▸ **INFORMATION PROVIDED**:

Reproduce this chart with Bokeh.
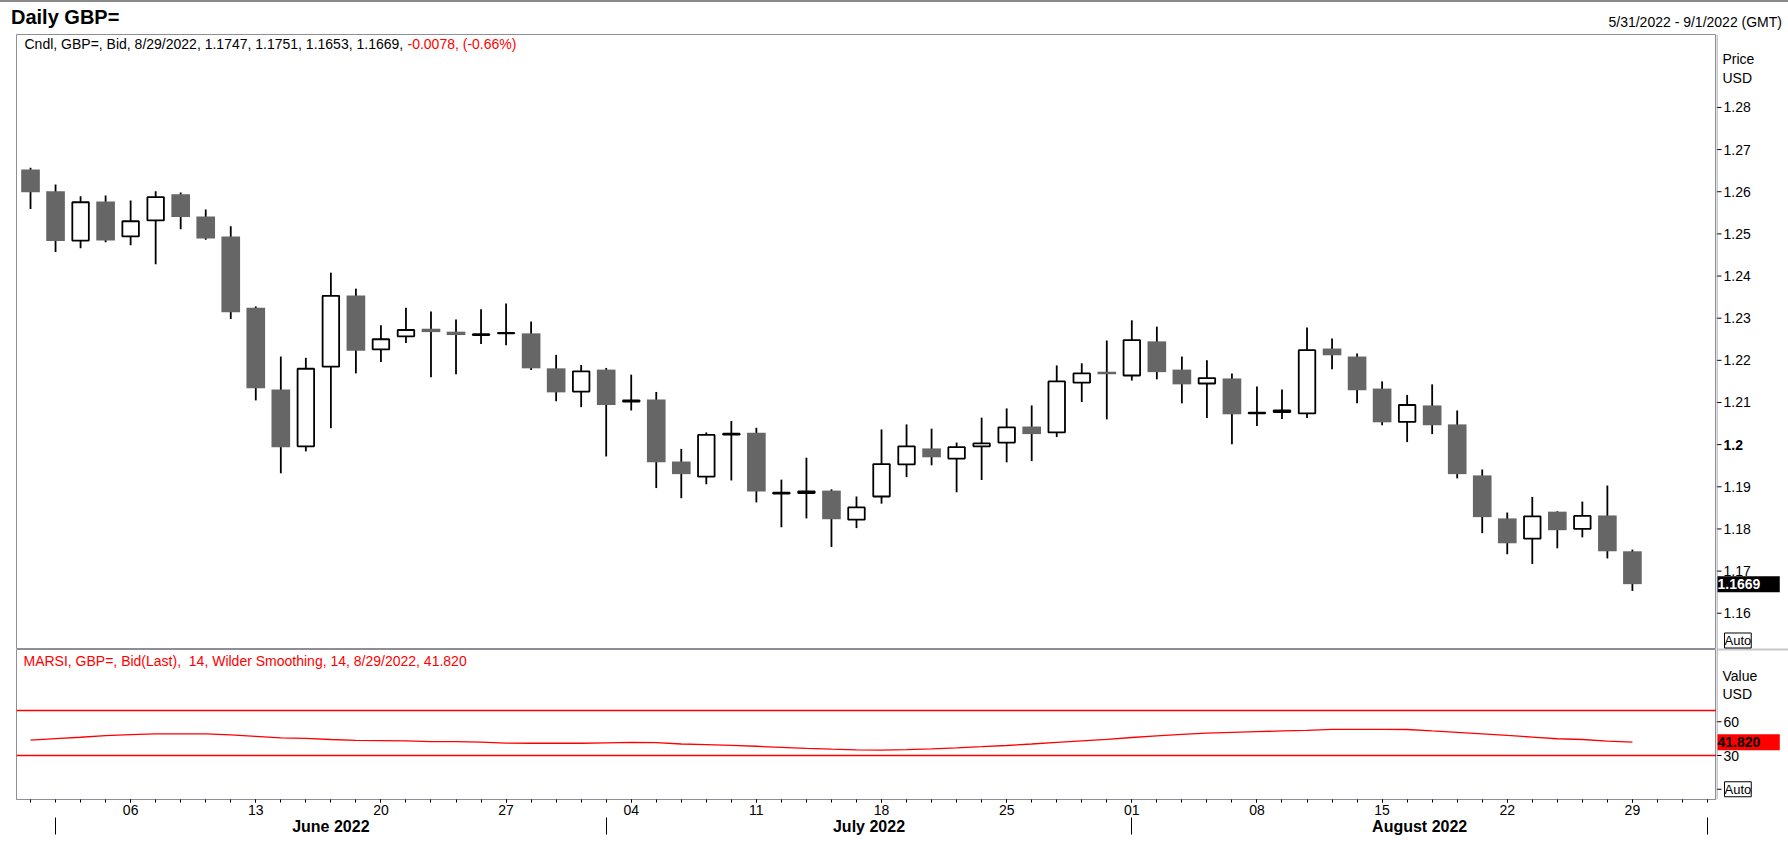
import pandas as pd
from bokeh.plotting import figure
from bokeh.models import Range1d, FixedTicker, LinearAxis, Label, Span, Div
from bokeh.layouts import column, row
from bokeh.core.properties import value
from bokeh.embed import file_html
from bokeh.resources import INLINE

FONT = "Liberation Sans"

# ---------------- data ----------------
opens = [1.2653, 1.2601, 1.2484, 1.2577, 1.2494, 1.2532, 1.2594, 1.2541, 1.2494, 1.2325,
         1.2131, 1.1996, 1.2185, 1.2354, 1.2226, 1.2257, 1.2275, 1.2268, 1.2260, 1.2264,
         1.2264, 1.2181, 1.2126, 1.2178, 1.2102, 1.2107, 1.1960, 1.1924, 1.2024, 1.2028,
         1.1884, 1.1885, 1.1891, 1.1822, 1.1877, 1.1953, 1.1991, 1.1967, 1.1996, 1.2005,
         1.2043, 1.2029, 1.2147, 1.2173, 1.2164, 1.2245, 1.2178, 1.2145, 1.2157, 1.2074,
         1.2077, 1.2074, 1.2228, 1.2209, 1.2133, 1.2054, 1.2093, 1.2048, 1.1927, 1.1825,
         1.1777, 1.1841, 1.1800, 1.1832, 1.1747]
highs = [1.2657, 1.2617, 1.2589, 1.2591, 1.2579, 1.2601, 1.2598, 1.2558, 1.2518, 1.2328,
         1.2209, 1.2206, 1.2408, 1.2370, 1.2283, 1.2325, 1.2316, 1.2297, 1.2321, 1.2335,
         1.2292, 1.2213, 1.2189, 1.2182, 1.2166, 1.2125, 1.1990, 1.2029, 1.2056, 1.2040,
         1.1917, 1.1969, 1.1894, 1.1877, 1.2036, 1.2048, 1.2038, 1.2005, 1.2064, 1.2086,
         1.2093, 1.2188, 1.2193, 1.2247, 1.2295, 1.2280, 1.2209, 1.2200, 1.2169, 1.2138,
         1.2131, 1.2278, 1.2252, 1.2216, 1.2150, 1.2118, 1.2143, 1.2081, 1.1941, 1.1839,
         1.1876, 1.1842, 1.1865, 1.1903, 1.1751]
lows = [1.2559, 1.2457, 1.2466, 1.2480, 1.2473, 1.2428, 1.2511, 1.2486, 1.2298, 1.2105,
        1.1932, 1.1984, 1.2039, 1.2169, 1.2196, 1.2241, 1.2160, 1.2167, 1.2239, 1.2236,
        1.2177, 1.2103, 1.2089, 1.1972, 1.2081, 1.1897, 1.1873, 1.1906, 1.1915, 1.1863,
        1.1804, 1.1825, 1.1757, 1.1802, 1.1860, 1.1923, 1.1951, 1.1887, 1.1916, 1.1958,
        1.1961, 1.2018, 1.2101, 1.2060, 1.2152, 1.2155, 1.2098, 1.2063, 1.2001, 1.2044,
        1.2061, 1.2063, 1.2179, 1.2098, 1.2046, 1.2006, 1.2025, 1.1920, 1.1790, 1.1740,
        1.1717, 1.1754, 1.1780, 1.1730, 1.1653]
closes = [1.2599, 1.2483, 1.2575, 1.2484, 1.2530, 1.2587, 1.2540, 1.2489, 1.2314, 1.2134,
          1.1994, 1.2180, 1.2353, 1.2223, 1.2250, 1.2272, 1.2267, 1.2260, 1.2262, 1.2265,
          1.2181, 1.2124, 1.2174, 1.2094, 1.2105, 1.1958, 1.1930, 1.2023, 1.2026, 1.1889,
          1.1886, 1.1889, 1.1823, 1.1851, 1.1954, 1.1996, 1.1970, 1.1994, 1.2003, 1.2041,
          1.2025, 1.2150, 1.2169, 1.2167, 1.2248, 1.2172, 1.2143, 1.2158, 1.2072, 1.2076,
          1.2081, 1.2224, 1.2212, 1.2129, 1.2053, 1.2094, 1.2046, 1.1930, 1.1828, 1.1766,
          1.1830, 1.1797, 1.1831, 1.1747, 1.1669]
rsi = [43.6, 45.0, 46.2, 47.6, 48.6, 49.3, 49.3, 49.2, 48.4, 47.0,
       45.6, 45.2, 44.2, 43.4, 43.3, 43.0, 42.4, 42.3, 41.8, 41.0,
       40.9, 40.9, 40.9, 41.3, 41.6, 41.4, 40.2, 39.6, 39.0, 38.2,
       37.2, 36.3, 35.6, 35.0, 34.8, 35.2, 35.9, 36.8, 37.8, 38.9,
       40.2, 41.6, 43.0, 44.4, 46.0, 47.4, 48.8, 49.8, 50.6, 51.2,
       51.8, 52.4, 53.2, 53.2, 53.2, 53.1, 51.8, 50.6, 49.3, 47.8,
       46.4, 44.9, 44.2, 42.8, 41.82]

first_day = "2022-05-31"
last_axis_day = "2022-09-01"
price_ticks = [1.16, 1.17, 1.18, 1.19, 1.21, 1.22, 1.23, 1.24, 1.25, 1.26, 1.27, 1.28]
price_tick_labels = ["1.16", "1.17", "1.18", "1.19", "1.21", "1.22", "1.23", "1.24",
                     "1.25", "1.26", "1.27", "1.28"]
bold_tick = [1.20]
bold_tick_label = ["1.2"]
rsi_ticks = [30, 60]
rsi_tick_labels = ["30", "60"]
rsi_auto_tick = 0
rsi_levels = [70, 30]
rsi_period = 14

dates = pd.bdate_range(first_day, periods=len(opens))
axis_days = pd.bdate_range(first_day, last_axis_day)
idx = list(range(len(opens)))
all_idx = list(range(len(axis_days)))

# ---------------- geometry (page pixels) ----------------
W, H = 1788, 862
HEAD = 33
FRAME_L, FRAME_R = 16, 1716
P1_TOP, P1_BOT = 34, 649
P2_TOP, P2_BOT = 649, 799
RIGHT_W = W - FRAME_R
X0, X1 = -0.56, 67.36
Y1_BOT, Y1_TOP = 1.1514, 1.2973
Y2_BOT, Y2_TOP = -9.1, 124.2


def y1d(py):
    return Y1_TOP - (py - P1_TOP) * (Y1_TOP - Y1_BOT) / (P1_BOT - P1_TOP)


def y2d(py):
    return Y2_TOP - (py - P2_TOP) * (Y2_TOP - Y2_BOT) / (P2_BOT - P2_TOP)


def xd(px):
    return X0 + (px - FRAME_L) * (X1 - X0) / (FRAME_R - FRAME_L)


GRAY = "#8e8e98"
BEAR = "#666666"
RED = "#ff0000"


def mdy(d):
    return f"{d.month}/{d.day}/{d.year}"


xr = Range1d(X0, X1)
yr1 = Range1d(Y1_BOT, Y1_TOP)
yr2 = Range1d(Y2_BOT, Y2_TOP)

common = dict(output_backend="svg", toolbar_location=None, tools="")

p1 = figure(width=FRAME_R, height=P1_BOT - HEAD, x_range=xr, y_range=yr1,
            x_axis_location=None, y_axis_location=None,
            min_border_left=FRAME_L, min_border_right=0,
            min_border_top=P1_TOP - HEAD, min_border_bottom=0, **common)
p2 = figure(width=FRAME_R, height=H - P2_TOP, x_range=xr, y_range=yr2,
            y_axis_location=None,
            min_border_left=FRAME_L, min_border_right=0,
            min_border_top=0, min_border_bottom=H - P2_BOT, **common)
q1 = figure(width=RIGHT_W, height=P1_BOT - HEAD, x_range=Range1d(0, RIGHT_W), y_range=yr1,
            x_axis_location=None, y_axis_location=None,
            min_border_left=0, min_border_right=0,
            min_border_top=P1_TOP - HEAD, min_border_bottom=0, **common)
q2 = figure(width=RIGHT_W, height=H - P2_TOP, x_range=Range1d(0, RIGHT_W), y_range=yr2,
            x_axis_location=None, y_axis_location=None,
            min_border_left=0, min_border_right=0,
            min_border_top=0, min_border_bottom=H - P2_BOT, **common)

for p in (p1, p2, q1, q2):
    p.xgrid.visible = False
    p.ygrid.visible = False
    p.background_fill_color = "white"
    p.border_fill_color = "white"
for p in (p1, p2):
    p.outline_line_color = GRAY
    p.outline_line_width = 1
for q in (q1, q2):
    q.outline_line_color = None

# ---------------- candles ----------------
bull = [i for i in idx if closes[i] >= opens[i]]
bear = [i for i in idx if closes[i] < opens[i]]
p1.segment(x0=idx, y0=lows, x1=idx, y1=highs, line_color="black", line_width=1.8)
p1.vbar(x=bear, width=0.745, top=[opens[i] for i in bear],
        bottom=[closes[i] for i in bear], fill_color=BEAR, line_color=None)
p1.vbar(x=bull, width=0.66, top=[closes[i] for i in bull],
        bottom=[opens[i] for i in bull], fill_color="white", line_color="black",
        line_width=1.8)

# ---------------- RSI ----------------
for lv in rsi_levels:
    p2.add_layout(Span(location=lv, dimension="width", line_color=RED, line_width=1.3))
p2.line(idx, rsi, line_color=RED, line_width=1.3)

# ---------------- x axis ----------------
mondays = [i for i, d in enumerate(axis_days) if d.weekday() == 0]
xa = p2.xaxis[0]
xa.ticker = FixedTicker(ticks=mondays, minor_ticks=all_idx)
xa.major_label_overrides = {i: axis_days[i].strftime("%d") for i in mondays}
xa.axis_line_color = GRAY
xa.major_tick_out = 3
xa.major_tick_in = 0
xa.minor_tick_out = 3
xa.minor_tick_in = 0
xa.major_tick_line_color = "black"
xa.minor_tick_line_color = "black"
xa.major_label_standoff = 2
xa.major_label_text_font = FONT
xa.major_label_text_font_size = "14px"
xa.major_label_text_color = "black"

seps = [i for i in all_idx if i > 0 and axis_days[i].month != axis_days[i - 1].month]
centers = [(a + b) / 2 for a, b in zip(seps[:-1], seps[1:])]
names = [axis_days[a].strftime("%B %Y") for a in seps[:-1]]
ma = LinearAxis(ticker=FixedTicker(ticks=centers, minor_ticks=seps),
                major_label_overrides=dict(zip(centers, names)))
ma.axis_line_color = None
ma.major_tick_line_color = None
ma.major_tick_out = 0
ma.major_tick_in = 0
ma.minor_tick_out = 17
ma.minor_tick_in = 0
ma.minor_tick_line_color = "black"
ma.major_label_standoff = -17
ma.major_label_text_font = FONT
ma.major_label_text_font_size = "16px"
ma.major_label_text_font_style = "bold"
ma.major_label_text_color = "black"
p2.add_layout(ma, "below")


# ---------------- helpers ----------------
def txt(p, xs, ys, texts, size="14px", color="black", bold=False, align="left"):
    p.text(x=xs, y=ys, text=texts, text_font=value(FONT), text_font_size=value(size),
           text_color=color, text_font_style="bold" if bold else "normal",
           text_align=align, text_baseline="middle")


def box(p, x, y, text, color, bg, border=None, size="14px", bold=True):
    p.add_layout(Label(x=x, y=y, text=text, text_font=FONT, text_font_size=size,
                       text_color=color, text_font_style="bold" if bold else "normal",
                       text_align="left", text_baseline="middle",
                       background_fill_color=bg, border_line_color=border,
                       border_line_width=1))


last = len(opens) - 1

# ---------------- price scale (right) ----------------
all_price_ticks = price_ticks + bold_tick
q1.add_layout(Span(location=0.5, dimension="height", line_color=GRAY, line_width=1))
q1.add_layout(Span(location=Y1_BOT, dimension="width", line_color=GRAY, line_width=1.5))
q1.segment(x0=[0] * len(all_price_ticks), x1=[5] * len(all_price_ticks),
           y0=all_price_ticks, y1=all_price_ticks, line_color="black", line_width=1)
txt(q1, [7] * len(price_ticks), price_ticks, price_tick_labels)
txt(q1, [7], bold_tick, bold_tick_label, bold=True)
txt(q1, [6, 6], [y1d(58), y1d(77)], ["Price", "USD"])
box(q1, 1, closes[last], f"{closes[last]:.4f}" + "\u00a0" * 5, "white", "black")
box(q1, 8, y1d(640), "Auto", "black", None, border="black", size="13px", bold=False)

# ---------------- RSI scale (right) ----------------
rsi_all_ticks = rsi_ticks + [rsi_auto_tick]
q2.add_layout(Span(location=0.5, dimension="height", line_color=GRAY, line_width=1))
q2.add_layout(Span(location=Y2_TOP, dimension="width", line_color=GRAY, line_width=1.5))
q2.segment(x0=[0] * len(rsi_all_ticks), x1=[5] * len(rsi_all_ticks), y0=rsi_all_ticks,
           y1=rsi_all_ticks, line_color="black", line_width=1)
txt(q2, [7] * len(rsi_ticks), rsi_ticks, rsi_tick_labels)
txt(q2, [6, 6], [y2d(675), y2d(693)], ["Value", "USD"])
box(q2, 1, rsi[last], f"{rsi[last]:.3f}" + "\u00a0" * 5, "black", RED)
box(q2, 8, rsi_auto_tick, "Auto", "black", None, border="black", size="13px", bold=False)

# ---------------- info lines ----------------
chg = closes[last] - closes[last - 1]
pct = chg / closes[last - 1] * 100
info_black = (f"Cndl, GBP=, Bid, {mdy(dates[last])}, {opens[last]:.4f}, {highs[last]:.4f}, "
              f"{lows[last]:.4f}, {closes[last]:.4f}, ")
info_red = f"{chg:.4f}, ({pct:.2f}%)"

for t, px, col in ((info_black, 24, "black"), (info_red, 24 + 383, RED)):
    p1.add_layout(Label(x=xd(px), y=y1d(43), text=t, text_font=FONT, text_font_size="14px",
                        text_color=col, text_baseline="middle"))
p2.add_layout(Label(x=xd(23), y=y2d(660),
                    text=f"MARSI, GBP=, Bid(Last),\u00a0 {rsi_period}, Wilder Smoothing, {rsi_period}, "
                         f"{mdy(dates[last])}, {rsi[last]:.3f}",
                    text_font=FONT, text_font_size="14px", text_color=RED,
                    text_baseline="middle"))

# ---------------- header ----------------
head = Div(text=(
    f'<div style="position:relative;width:{W}px;height:{HEAD}px;'
    f'font-family:\'{FONT}\',Arial,sans-serif;color:black;">'
    f'<div style="position:absolute;left:0;top:0;width:{W}px;height:2px;background:#8a8a8a;"></div>'
    f'<span style="position:absolute;left:11px;top:7px;font-size:20px;font-weight:bold;'
    f'line-height:20px;white-space:nowrap;">Daily GBP=</span>'
    f'<span style="position:absolute;right:6px;top:15px;font-size:14px;line-height:14px;'
    f'white-space:nowrap;">{mdy(axis_days[0])} - {mdy(axis_days[-1])} (GMT)</span></div>'),
    width=W, height=HEAD, margin=0)

layout = column(head, row(p1, q1, spacing=0), row(p2, q2, spacing=0), spacing=0)
open("out.html", "w").write(file_html(layout, INLINE))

▸ **PROBLEM TO WORK ON**:
Write out again, exactly, the lines from the start of the listing up to the line containing "from bokeh.resources import INLINE", with both ends and without pictures.

▸ **COMPLETE OUTPUT**:
Reproduce this chart with Bokeh.
import pandas as pd
from bokeh.plotting import figure
from bokeh.models import Range1d, FixedTicker, LinearAxis, Label, Span, Div
from bokeh.layouts import column, row
from bokeh.core.properties import value
from bokeh.embed import file_html
from bokeh.resources import INLINE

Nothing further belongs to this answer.